Cassia County High Point Trip Report

Date: July 12, 2000
Author: Ken Jones

At the sign indicating the southern end of Idaho route 27, on the outskirts of Oakley and about 23 miles south of I-84, start your odometer. At 0.5 mile, turn left (E) in "downtown" Oakley on Main/2000 S. Go right at a fork 0.9 mile later, following the sign toward "City of Rocks". The pavement will end about 4- 1/4 miles later; keep going. At 13.3 miles from the end of route 27, you'll see a sign indicating "City of Rocks 2, Almo 9" - this is the Emery Canyon road. Turn left. At 14.6 miles cross a pair of cattle guards and a sign indicating City of Rocks National Reserve; just beyond turn left (a sign indicates "National Forest Access"). (This point would also be reachable via an eastern approach from Almo.) This road passes by several City of Rocks campsites before entering Sawtooth NF (sign, cattle guard) at 17.6 miles. Continue on the main road, crossing another cattle guard at 18.5; 0.6 miles further cross another and reach a junction (sign: "Information Center"). Keep left at the junction (the right fork goes to Graham Peak). At 19.6 miles pass the obscure junction to the left of the Fish Creek 4WD route (see note below); at 19.9 the signed road to Logger Springs forks off the route to the right. At 22.4 miles the road crosses another cattle guard and fence line, and turns sharply right. To this point it has been easy going for passenger sedans; beyond this point higher clearance may be necessary in spots. At 22.7 miles pass through a gate. At 24.4 reach the end of the road in a saddle. There are a pair of signs (~50 yards apart) to the Ranger Trail heading north and south out of this saddle. The old road shown on the topo continues up the ridge briefly, but it has been bermed. It would be passable to motor bikes or ATVs, or perhaps to a more experienced 4WD driver, but I decided to walk it.

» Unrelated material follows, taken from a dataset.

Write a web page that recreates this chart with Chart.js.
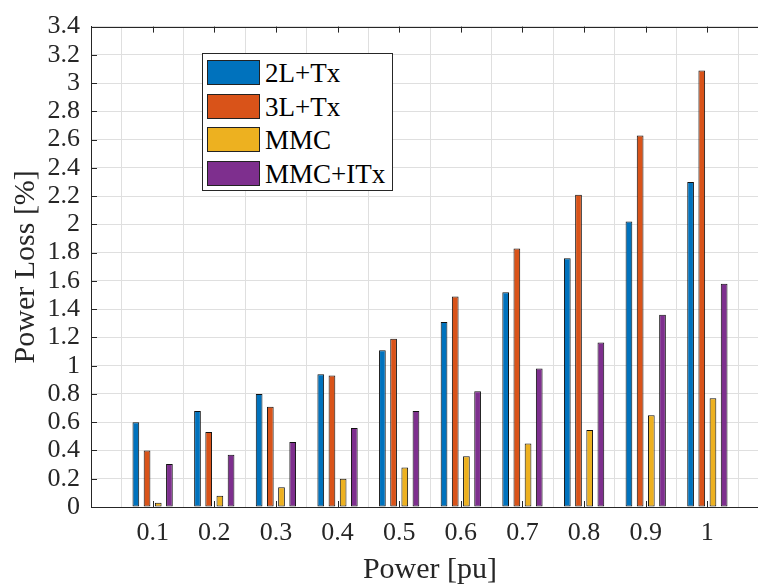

Note: If you look at the maps, you may be tempted to shorten your drive by going up the "short cut" via Fish Creek. High clearance, and probably 4WD, are required to make this go, and it takes substantially more time than going around via the route described above. In addition, you may end up following a road to a quarry on the hillside by mistake, and have to backtrack, if you're like me.

From the saddle parking area, walk up the old road and 4WD track shown on the topo to a spot NE of elevation 9401. Just before, and just after, you cross the fence line at the end of the track, smaller tracks head NE; these quickly rejoin. Follow the joined track for some distance toward Mount Independence. I think it goes to the Independence/Cache saddle, but I didn't go that far on it. Pick a likely spot and head uphill to the right toward Cache Peak. There is some brush, and boulder hopping toward the top. I found the going easier on the way down by staying more northerly on the west ridge/shoulder of Cache Peak and tying clearings together for a route.

Total hike is about 4 miles round trip with 1800' of gain. I took under 3 hours round trip.